[MCOL-3308] Cannot move DBRoot to resurrected PM after automatic fail-over Created: 2019-05-14 Updated: 2023-10-26 Resolved: 2022-02-16 |
|
| Status: | Closed |
| Project: | MariaDB ColumnStore |
| Component/s: | ? |
| Affects Version/s: | 1.2.3 |
| Fix Version/s: | Icebox |
| Type: | Bug | Priority: | Critical |
| Reporter: | Assen Totin (Inactive) | Assignee: | Unassigned |
| Resolution: | Fixed | Votes: | 0 |
| Labels: | None | ||
| Issue Links: |
|
||||||||
| Description |
|
Newly installed system to test a setup for a prospect,1 UM + 3 PM. 3 DBRoots, initially one per PM. PM1 is the OAM. Turning off PM3 resulted in automatic fail-over so DBRoot3 got attached to PM1 and queries were processed properly. (We only have 1 database with one small testing table.) After PM3 was booted again, it came up in MAN_DISABLED state (guess this was expected?).
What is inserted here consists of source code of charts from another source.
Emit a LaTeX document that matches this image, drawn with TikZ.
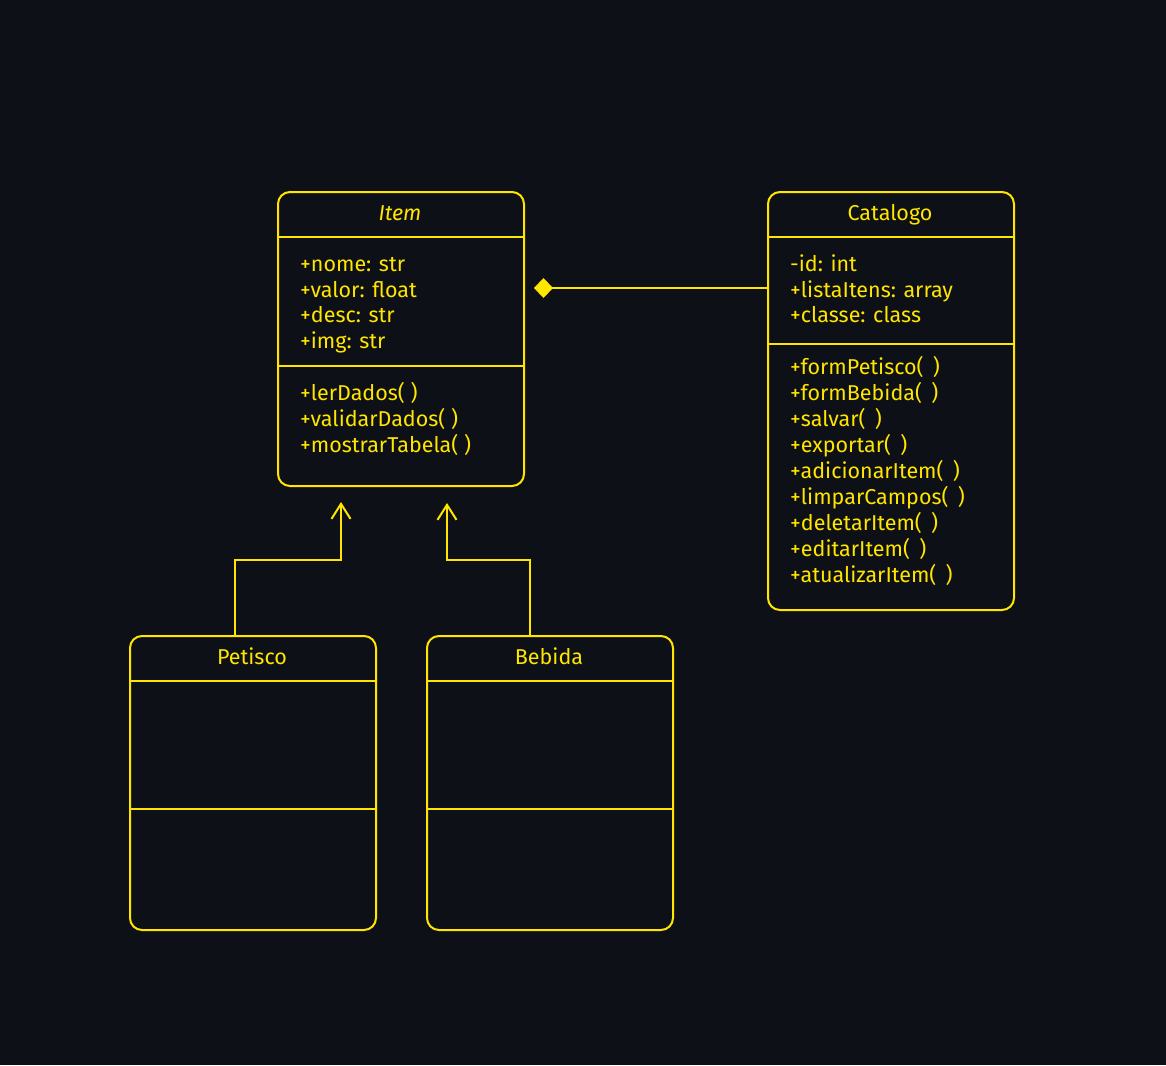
\documentclass[tikz,border=0pt]{standalone}
\usepackage{fontspec}
\setmainfont{Fira Sans}
\usetikzlibrary{arrows.meta}
\definecolor{umlyellow}{HTML}{FFE500}
\definecolor{bgdark}{HTML}{0D1016}
\newcommand{\MemberFont}{\fontsize{21.5}{26}\selectfont}
\tikzset{
    >={Straight Barb[length=15pt,width=19pt]},
    classbox/.style={draw=umlyellow,line width=2pt,rounded corners=12pt,minimum width=246pt,anchor=north west,inner sep=0pt},
    member/.style={anchor=mid west,text=umlyellow,inner sep=0pt,font=\MemberFont},
    classname/.style={anchor=mid,text=umlyellow,inner sep=0pt,font=\MemberFont},
    sep/.style={draw=umlyellow,line width=2pt},
    link/.style={draw=umlyellow,line width=2pt},
}
\begin{document}
\begin{tikzpicture}[x=1pt,y=-1pt]
\fill[bgdark] (0,0) rectangle (1166,1065);
\useasboundingbox (0,0) rectangle (1166,1065);

% class Item
\node[classbox,minimum height=294pt] (item) at (277,191) {};
\node[classname] (itemT) at (400,218) {\itshape Item};
\draw[sep] (item.west |- 0,237) -- (item.east |- 0,237);
\draw[sep] (item.west |- 0,366) -- (item.east |- 0,366);
\node[member] (itemA1) at (300,269) {+nome: str};
\node[member] (itemA2) at (300,295) {+valor: float};
\node[member] (itemA3) at (300,320) {+desc: str};
\node[member] (itemA4) at (300,346) {+img: str};
\node[member] (itemM1) at (300,398) {+lerDados( )};
\node[member] (itemM2) at (300,424) {+validarDados( )};
\node[member] (itemM3) at (300,450) {+mostrarTabela( )};

% class Catalogo
\node[classbox,minimum height=418pt] (cat) at (767,191) {};
\node[classname] (catT) at (890,218) {Catalogo};
\draw[sep] (cat.west |- 0,237) -- (cat.east |- 0,237);
\draw[sep] (cat.west |- 0,344) -- (cat.east |- 0,344);
\node[member] (catA1) at (790,269) {-id: int};
\node[member] (catA2) at (790,295) {+listaItens: array};
\node[member] (catA3) at (790,320) {+classe: class};
\node[member] (catM1) at (790,372) {+formPetisco(\, )};
\node[member] (catM2) at (790,398) {+formBebida(\, )};
\node[member] (catM3) at (790,424) {+salvar(\, )};
\node[member] (catM4) at (790,450) {+exportar(\, )};
\node[member] (catM5) at (790,476) {+adicionarItem(\, )};
\node[member] (catM6) at (790,502) {+limparCampos(\, )};
\node[member] (catM7) at (790,528) {+deletarItem(\, )};
\node[member] (catM8) at (790,554) {+editarItem(\, )};
\node[member] (catM9) at (790,580) {+atualizarItem(\, )};

% class Petisco
\node[classbox,minimum height=294pt] (petisco) at (129,635) {};
\node[classname] (petiscoT) at (252,662) {Petisco};
\draw[sep] (petisco.west |- 0,681) -- (petisco.east |- 0,681);
\draw[sep] (petisco.west |- 0,809) -- (petisco.east |- 0,809);

% class Bebida
\node[classbox,minimum height=294pt] (bebida) at (426,635) {};
\node[classname] (bebidaT) at (549,662) {Bebida};
\draw[sep] (bebida.west |- 0,681) -- (bebida.east |- 0,681);
\draw[sep] (bebida.west |- 0,809) -- (bebida.east |- 0,809);

% relations
\coordinate (itemC) at (534,288);
\coordinate (itemL) at (341,502);
\coordinate (itemR) at (447,503);
\draw[link,-{Diamond[length=19pt,width=20pt,fill=umlyellow]}] (cat.west |- itemC) -- (itemC);
\draw[link,->] (petisco.north -| 235,0) |- (341,560) -- (itemL);
\draw[link,->] (bebida.north -| 530,0) |- (447,560) -- (itemR);
\end{tikzpicture}
\end{document}
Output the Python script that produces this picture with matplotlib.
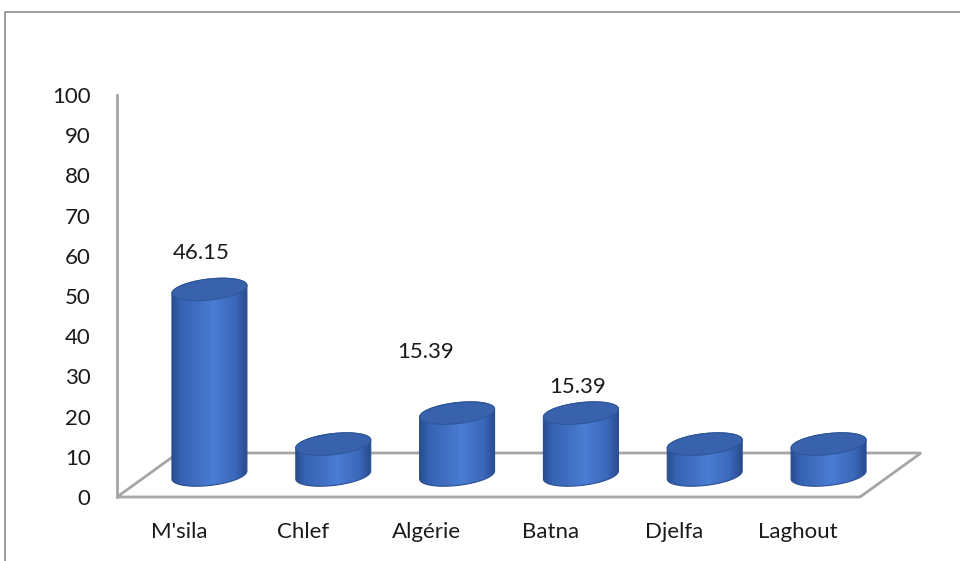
import numpy as np
import matplotlib
matplotlib.use('Agg')
import matplotlib.pyplot as plt
from matplotlib.patches import Polygon, PathPatch
from matplotlib.path import Path
from matplotlib.lines import Line2D
from matplotlib.colors import LinearSegmentedColormap

regions = ["M'sila", "Chlef", "Algérie", "Batna", "Djelfa", "Laghout"]
percent = [46.15, 7.69, 15.39, 15.39, 7.69, 7.69]
shown_labels = ["46.15", "", "15.39", "15.39", "", ""]
yticks = list(range(0, 101, 10))

# where the value labels sit relative to the bar top (pixels)
label_shift = {0: (-8, 36), 2: (-32, 61), 3: (-3, 26)}

plt.rcParams['font.family'] = ['Lato', 'DejaVu Sans']

n = len(regions)
extra = 0.6   # room on the right for the floor depth
fig = plt.figure(figsize=(9.6, 5.61), dpi=100)
ax = fig.add_axes([117/960, 64/561, 743/960 * (n + extra) / n, 402/561])
ax.set_xlim(-0.5, n - 0.5 + extra)
ax.set_ylim(0, 100)

ppx = 743 / n       # pixels per category
ppy = 402 / 100.0   # pixels per value unit

# floor depth (pixels -> data)
dx = 61 / ppx
dy = 44 / ppy

grey = '#a6a6a6'
right = n - 0.5
floor = Polygon([(-0.5, 0), (right, 0), (right + dx, dy), (-0.5 + dx, dy)],
                closed=True, facecolor='white', edgecolor=grey, lw=2,
                clip_on=False, zorder=1)
ax.add_patch(floor)

for s in ['top', 'right', 'bottom']:
    ax.spines[s].set_visible(False)
ax.spines['left'].set_color(grey)
ax.spines['left'].set_linewidth(2)

ax.set_yticks(yticks)
ax.set_xticks(range(n))
ax.set_xticklabels(regions)
ax.tick_params(axis='y', length=0, pad=19, labelsize=16)
ax.tick_params(axis='x', length=0, pad=18, labelsize=16)
for lab in ax.get_xticklabels() + ax.get_yticklabels():
    lab.set_color('#1a1a1a')

# cylinder shading
body_cmap = LinearSegmentedColormap.from_list(
    'cyl', [(0.0, '#284c8e'), (0.12, '#3662b2'), (0.55, '#4a7dd3'),
            (0.85, '#3a67b9'), (1.0, '#284b8c')])
grad = np.linspace(0, 1, 256).reshape(1, -1)

a = 37.5 / ppx
b = 10.5 / ppy
k = 4.0 / ppy

def ellipse_pts(cx, cy, t):
    return np.column_stack([cx + a * np.cos(t), cy + b * np.sin(t) + k * np.cos(t)])

for i, v in enumerate(percent):
    cx = i + dx / 2
    y0 = dy / 2
    y1 = v + dy / 2
    lower = ellipse_pts(cx, y0, np.linspace(np.pi, 2 * np.pi, 60))
    upper = ellipse_pts(cx, y1, np.linspace(0, np.pi, 60))
    verts = np.vstack([lower, upper, lower[:1]])
    body = PathPatch(Path(verts, closed=True), facecolor='none',
                     edgecolor='#2b4f92', lw=0.8, zorder=3, clip_on=False)
    ax.add_patch(body)
    im = ax.imshow(grad, cmap=body_cmap, aspect='auto', interpolation='bicubic',
                   extent=[cx - a, cx + a, y0 - b - k, y1 + b + k], zorder=2)
    im.set_clip_path(body)
    cap = Polygon(ellipse_pts(cx, y1, np.linspace(0, 2 * np.pi, 120)), closed=True,
                  facecolor='#3862ab', edgecolor='#2f5699', lw=0.8, zorder=4,
                  clip_on=False)
    ax.add_patch(cap)
    if shown_labels[i]:
        ox, oy = label_shift[i]
        ax.annotate(shown_labels[i], xy=(cx, y1), xytext=(ox, oy),
                    textcoords='offset pixels', ha='center', va='center',
                    fontsize=16, color='#1a1a1a', zorder=5)

ax.set_xlim(-0.5, n - 0.5 + extra)
ax.set_ylim(0, 100)
ax.set_facecolor('none')

# chart frame
fig.add_artist(Line2D([5/960, 5/960, 1.0], [0.0, 1 - 12/561, 1 - 12/561],
                      transform=fig.transFigure, color='#8c8c8c', lw=1.2))

fig.savefig('out.png', dpi=100, facecolor='white')
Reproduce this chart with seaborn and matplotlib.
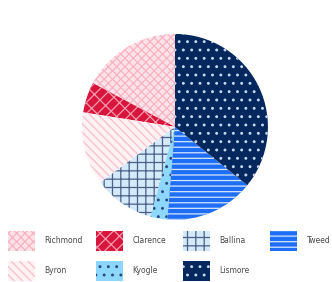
import matplotlib
matplotlib.use("Agg")
import matplotlib.pyplot as plt
from matplotlib.patches import Patch
import seaborn as sns

# Slices, counter-clockwise from 12 o'clock
regions = ["Richmond", "Clarence", "Byron", "Ballina", "Kyogle", "Tweed", "Lismore"]
shares = [17.2, 5.3, 12.7, 10.6, 2.9, 15.5, 35.8]

# Legend order (row-major, 4 columns)
legend_order = ["Richmond", "Clarence", "Ballina", "Tweed", "Byron", "Kyogle", "Lismore"]

styles = {
    "Richmond": ("#fde3e9", "#f7b3c2", "xxxx"),
    "Clarence": ("#d7153d", "#f29aab", "x/x"),
    "Byron": ("#fff1f4", "#f8c0cc", "\\\\\\\\"),
    "Ballina": ("#d2eafb", "#4e6088", "++"),
    "Kyogle": ("#8cd7fb", "#2a4a7a", ".."),
    "Tweed": ("#1f6ff6", "#d6e6fd", "---"),
    "Lismore": ("#04285e", "#c4d6ef", ".."),
}

sns.set_theme(style="white")
plt.rcParams["font.family"] = ["DejaVu Sans"]
plt.rcParams["hatch.linewidth"] = 0.9

fig = plt.figure(figsize=(3.32, 2.82), dpi=100)
ax = fig.add_axes([0.247, 0.22, 0.56, 0.66])

wedges, _ = ax.pie(shares, startangle=90, counterclock=True,
                   colors=[styles[r][0] for r in regions],
                   wedgeprops=dict(linewidth=0))
for w, r in zip(wedges, regions):
    face, hcol, hatch = styles[r]
    w.set_edgecolor(hcol)
    w.set_linewidth(0)
    w.set_hatch(hatch)
ax.set_xlim(-1, 1)
ax.set_ylim(-1, 1)
ax.set_aspect("equal")
ax.axis("off")

# ── Legend: 4 fixed-width columns ────────────────────────────────────────
col_x = [8, 96, 183, 270]
for i, x in enumerate(col_x):
    names = [legend_order[j] for j in (i, i + 4) if j < len(legend_order)]
    handles = [Patch(facecolor=styles[n][0], edgecolor=styles[n][1],
                     hatch=styles[n][2], linewidth=0, label=n) for n in names]
    leg = fig.legend(handles=handles, loc="upper left",
                     bbox_to_anchor=(x / 332, 1 - 231 / 282),
                     frameon=False, fontsize=5.5, borderpad=0, borderaxespad=0,
                     handlelength=3.5, handleheight=3.67, handletextpad=1.3,
                     labelspacing=1.3)
    for t in leg.get_texts():
        t.set_color("#4a4a4a")

fig.savefig("out.png", dpi=100)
To initiate a DBRoot3 move back to PM3, we first had to activate the module with "alterSystem-EnableModule pm3", after which PM3 changed state to MAN_OFFLINE state. To be able to initiate a DBRoot move, we next had to stop the system processing with "stopSystem", after which the whole system state became MAN_OFFLINE. Component Status Last Status Change Module um1 MAN_OFFLINE Tue May 14 17:43:31 2019 We then triggered the move (DBRoot3 from PM1 to PM3): mcsadmin> movePmDbrootConfig pm1 3 pm3 DBRoot IDs currently assigned to 'pm1' = 1, 3 DBroot IDs being moved, please wait... DBRoot IDs newly assigned to 'pm1' = 1, 3 As can be seen, the DBRoot was not moved. Starting the system was not posisble, because PM3 has no DBRoot attached. May 14 17:19:54 p2w1 ProcessManager[12373]: 54.438248 |0|0|0| C 17 CAL0000: startSystemThread failed: Module 'pm3' has no DBRoots assigned to it We had to manually disable PM3 in order to start the system, which then came up and began processing queries. The error log has no entries related to the movePmDbrootConfig command. The debug logs has some, which seem to suggest that the move was successful. One line stands out (I put it in bold), after the unmountDBRoot for DBRoot3 is sent to the PM1 (correct), the mountDBRoot is sent again to pm1 (?!). Am I missing anything here? May 14 17:46:09 p2w1 oamcpp[6898]: 09.591518 |0|0|0| D 08 CAL0000: manualMovePmDbroot: 3 from pm1 to pm3 |
| Comments |
| Comment by David Hill (Inactive) [ 2019-05-14 ] |
|
This is a BUG. Previous MCOL wsa been opened |
| Comment by Assen Totin (Inactive) [ 2019-05-15 ] |
|
It is not a bug, it is a completely missing stuff. Check Oam::manualMovePmDbroot function - it only modifies the todbrootConfigList and residedbrootConfigList if DataRedundancyConfig is set, which in turn is only true when Gluster is enabled. In our case we don't have Gluster (because Gluster is slow and we are testing a solution that will have to ingest 50K rows per second constantly). Was this ever working? How can we have automated failover which works with NFS, (i.e. does move the dbroots properly) but not have manual move when we need to rejoin a resurrected node? |
| Comment by Roman [ 2019-07-29 ] |
|
I agree. This looks like a missing functionality. |
| Comment by Roman [ 2022-02-16 ] |
|
We don't have OAM anymore. CMAPI CLI will have this functionality. |